Starting the car: When starting the car, its important to release the accelerator immediately when the engine starts. If its held down allowing the engine to race, all of the rich starting mixture could be drawn out of the manifold, stopping the engine because of the resulting lean mixture. If flooding occurs, it might be necessary to operate the starter with the accelerator fully depressed long enough to clean out the flooded carburetor. Never pump the accelerator!

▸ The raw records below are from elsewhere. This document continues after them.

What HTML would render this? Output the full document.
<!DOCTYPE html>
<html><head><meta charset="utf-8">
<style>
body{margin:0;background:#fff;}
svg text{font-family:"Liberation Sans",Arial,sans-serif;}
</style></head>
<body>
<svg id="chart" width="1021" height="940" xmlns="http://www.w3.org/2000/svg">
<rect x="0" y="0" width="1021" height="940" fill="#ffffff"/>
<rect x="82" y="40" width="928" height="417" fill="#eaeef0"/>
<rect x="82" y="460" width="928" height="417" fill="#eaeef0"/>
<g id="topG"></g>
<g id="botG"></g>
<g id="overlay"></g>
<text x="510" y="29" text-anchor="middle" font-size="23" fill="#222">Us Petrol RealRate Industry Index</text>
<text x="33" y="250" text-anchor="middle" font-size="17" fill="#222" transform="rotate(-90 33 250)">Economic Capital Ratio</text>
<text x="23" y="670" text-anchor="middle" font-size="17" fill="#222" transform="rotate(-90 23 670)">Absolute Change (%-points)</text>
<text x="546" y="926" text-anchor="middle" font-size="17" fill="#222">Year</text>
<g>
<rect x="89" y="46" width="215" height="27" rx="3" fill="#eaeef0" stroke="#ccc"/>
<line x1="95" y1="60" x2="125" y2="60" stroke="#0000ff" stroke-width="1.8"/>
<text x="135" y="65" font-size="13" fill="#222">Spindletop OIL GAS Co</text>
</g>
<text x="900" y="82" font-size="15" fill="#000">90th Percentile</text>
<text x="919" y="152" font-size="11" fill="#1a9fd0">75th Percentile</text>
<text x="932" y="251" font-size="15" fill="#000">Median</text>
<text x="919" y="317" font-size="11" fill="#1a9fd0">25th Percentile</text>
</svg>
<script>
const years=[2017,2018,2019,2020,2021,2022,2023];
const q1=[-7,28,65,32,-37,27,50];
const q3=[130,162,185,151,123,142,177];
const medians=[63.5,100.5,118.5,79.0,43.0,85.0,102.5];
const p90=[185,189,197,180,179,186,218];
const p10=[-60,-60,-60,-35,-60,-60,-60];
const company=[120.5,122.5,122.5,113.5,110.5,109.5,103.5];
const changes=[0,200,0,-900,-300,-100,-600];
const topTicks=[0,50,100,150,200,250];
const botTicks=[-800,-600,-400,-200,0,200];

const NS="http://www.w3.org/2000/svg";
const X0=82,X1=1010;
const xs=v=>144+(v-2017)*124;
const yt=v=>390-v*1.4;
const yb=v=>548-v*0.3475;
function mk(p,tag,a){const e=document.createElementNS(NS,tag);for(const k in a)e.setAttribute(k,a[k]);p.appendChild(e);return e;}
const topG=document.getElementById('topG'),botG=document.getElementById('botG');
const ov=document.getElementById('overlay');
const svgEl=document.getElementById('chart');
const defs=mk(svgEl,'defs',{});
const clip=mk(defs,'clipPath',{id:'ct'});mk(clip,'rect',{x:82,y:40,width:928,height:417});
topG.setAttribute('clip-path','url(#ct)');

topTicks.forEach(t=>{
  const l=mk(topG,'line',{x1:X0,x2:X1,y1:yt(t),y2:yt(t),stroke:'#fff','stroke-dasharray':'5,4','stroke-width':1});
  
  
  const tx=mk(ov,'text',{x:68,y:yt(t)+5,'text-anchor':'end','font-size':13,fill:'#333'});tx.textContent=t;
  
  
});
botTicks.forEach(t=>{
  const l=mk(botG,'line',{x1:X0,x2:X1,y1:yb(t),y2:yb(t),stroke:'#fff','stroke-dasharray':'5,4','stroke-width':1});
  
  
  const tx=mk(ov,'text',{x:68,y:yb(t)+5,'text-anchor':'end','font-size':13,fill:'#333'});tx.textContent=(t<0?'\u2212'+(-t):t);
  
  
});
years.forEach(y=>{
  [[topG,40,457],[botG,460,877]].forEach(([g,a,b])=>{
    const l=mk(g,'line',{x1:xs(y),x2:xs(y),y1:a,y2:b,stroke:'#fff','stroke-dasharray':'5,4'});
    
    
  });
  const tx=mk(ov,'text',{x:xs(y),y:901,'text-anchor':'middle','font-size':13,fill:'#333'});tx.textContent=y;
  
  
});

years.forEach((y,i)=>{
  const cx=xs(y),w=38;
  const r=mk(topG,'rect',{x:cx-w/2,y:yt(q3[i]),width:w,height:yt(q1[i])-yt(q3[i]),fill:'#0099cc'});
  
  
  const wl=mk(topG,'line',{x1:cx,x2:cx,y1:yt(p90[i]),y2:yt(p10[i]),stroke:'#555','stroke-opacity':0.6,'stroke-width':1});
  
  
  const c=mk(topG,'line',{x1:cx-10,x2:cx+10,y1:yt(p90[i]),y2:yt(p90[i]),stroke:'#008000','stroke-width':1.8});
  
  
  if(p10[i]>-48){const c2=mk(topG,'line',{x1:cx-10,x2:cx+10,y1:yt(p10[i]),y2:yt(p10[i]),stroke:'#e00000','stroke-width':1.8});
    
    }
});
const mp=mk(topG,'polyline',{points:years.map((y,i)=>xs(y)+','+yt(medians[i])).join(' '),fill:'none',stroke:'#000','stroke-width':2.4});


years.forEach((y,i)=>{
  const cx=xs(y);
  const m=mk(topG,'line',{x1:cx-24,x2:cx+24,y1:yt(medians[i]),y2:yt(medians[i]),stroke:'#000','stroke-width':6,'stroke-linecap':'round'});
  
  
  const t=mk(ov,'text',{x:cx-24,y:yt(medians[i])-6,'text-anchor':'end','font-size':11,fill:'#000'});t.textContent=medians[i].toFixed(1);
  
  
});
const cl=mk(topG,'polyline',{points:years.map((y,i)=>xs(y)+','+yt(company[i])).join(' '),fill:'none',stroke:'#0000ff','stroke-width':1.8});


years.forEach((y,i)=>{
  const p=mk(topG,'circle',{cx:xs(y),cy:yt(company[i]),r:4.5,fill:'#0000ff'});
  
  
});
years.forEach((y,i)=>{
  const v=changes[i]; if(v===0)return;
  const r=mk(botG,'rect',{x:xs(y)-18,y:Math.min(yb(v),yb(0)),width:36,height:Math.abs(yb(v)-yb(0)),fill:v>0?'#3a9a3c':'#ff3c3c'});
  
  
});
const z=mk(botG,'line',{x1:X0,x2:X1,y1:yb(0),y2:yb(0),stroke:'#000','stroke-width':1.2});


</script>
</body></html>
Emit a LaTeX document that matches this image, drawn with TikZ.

Choke operation: The choke will come into operation when the accelerator is depresssed to the point of engaging the car-starter switch. When the accelerator is released, the fast idle will come into operation. The choke unloading mechanism, which automatically opens the choke valve when the throttle is fully opened, is the same as non-carburetor switch carburetors.
Its nice to take the mystery out of this system and have it working correctly. This type was used on Packards from '41 to '54, and Buicks with Carter carburetors from '40 to '54.